Produktive Vielfalt im Inneren
Der heterogene Nutzungsmix der Rossau macht das Gebiet resilient und krisensicher. Um optimal wirtschaften zu können, brauchen Betriebe ein Umfeld, das ihnen das störungsfreie Arbeiten ermöglicht. Zusätzlich muss auf den Parzellen ein hohes Maß an Flexibilität gegeben sein, um den Entwicklungsdynamiken von Unternehmen Rechnung zu tragen.
Grüner Ring mit grün-blauem Netz
Die Rossau ist in große, übergeordnete Grünzüge eingebettet, die das Potential von attraktiven Zubringer- und Freiräumen mitbringen. Diese Grünzüge miteinander zu verbinden und in die Rossau hinein zu führen, stellt ein großes Potential dar.
Zusätzlich sind sie wichtige Kaltluft-Entstehungsgebiete. Im Gebiet selbst gilt es, einzelne Straßenzüge mit blau-grüner Infrastruktur aufzuwerten und wo es geht, zu entsiegeln sowie kleinteilige Freiräume zu schaffen.

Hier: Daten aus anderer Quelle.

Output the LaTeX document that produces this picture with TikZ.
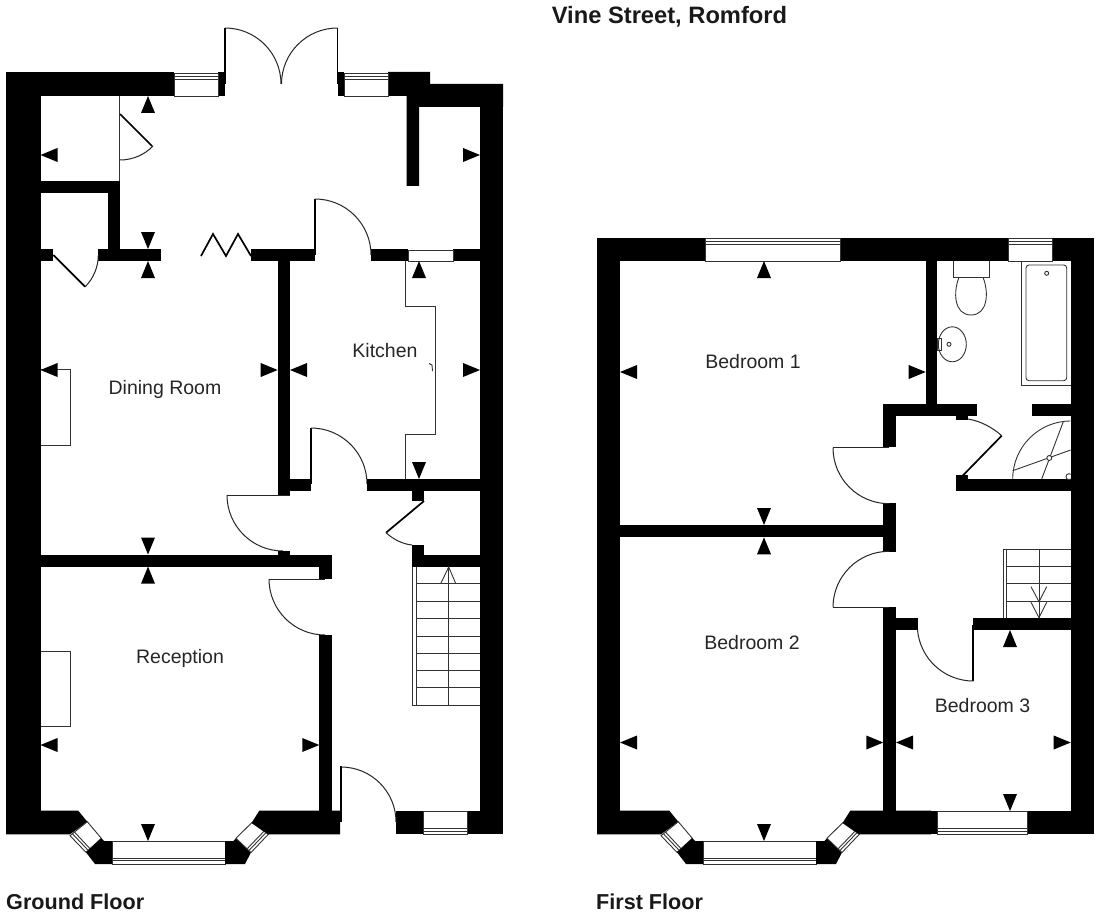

Durchgängige Wegeverbindung
Lückenschlüsse des Wegenetzes in Nord-Süd-Richtung vor allem für Fußgänger:innen und Radfahrer:innen sollen durchgängige, attraktive Wegeverbindungen zwischen dem Inn und dem südlichen Rand der Rossau schaffen.
Starke Orte im Inneren
Die bereits bestehenden Zentren und Zentralräume gilt es miteinander zu vernetzen und durch die Ausbildung von neuen Zentren zu ergänzen. Dabei wäre die Einrichtung von multifunktionalen Zentren anzudenken - mit Gastroangebot für die Mittagspause und nach der Arbeit, im besten Fall an Mobilitätsknotenpunkten.
Engmaschiges ÖV-Netz
Ein engmaschiges und leistungsfähiges Busnetz mit verdichteten Intervallen und noch besseren Anbindungen der Bahnknoten Hauptbahnhof und Rum soll den öffentlichen Verkehr für mehr Beschäftigte zur attraktiven Alternative zum Auto
machen.
Flächendeckendes Energienetzwerk
Durch die Zusammenarbeit und den Austausch zwischen allen Akteur:innen in der Rossau kann sich die Energieversorgung vom zentralen Kraftwerk zum dezentralisierten Energienetzwerk weiterentwickeln.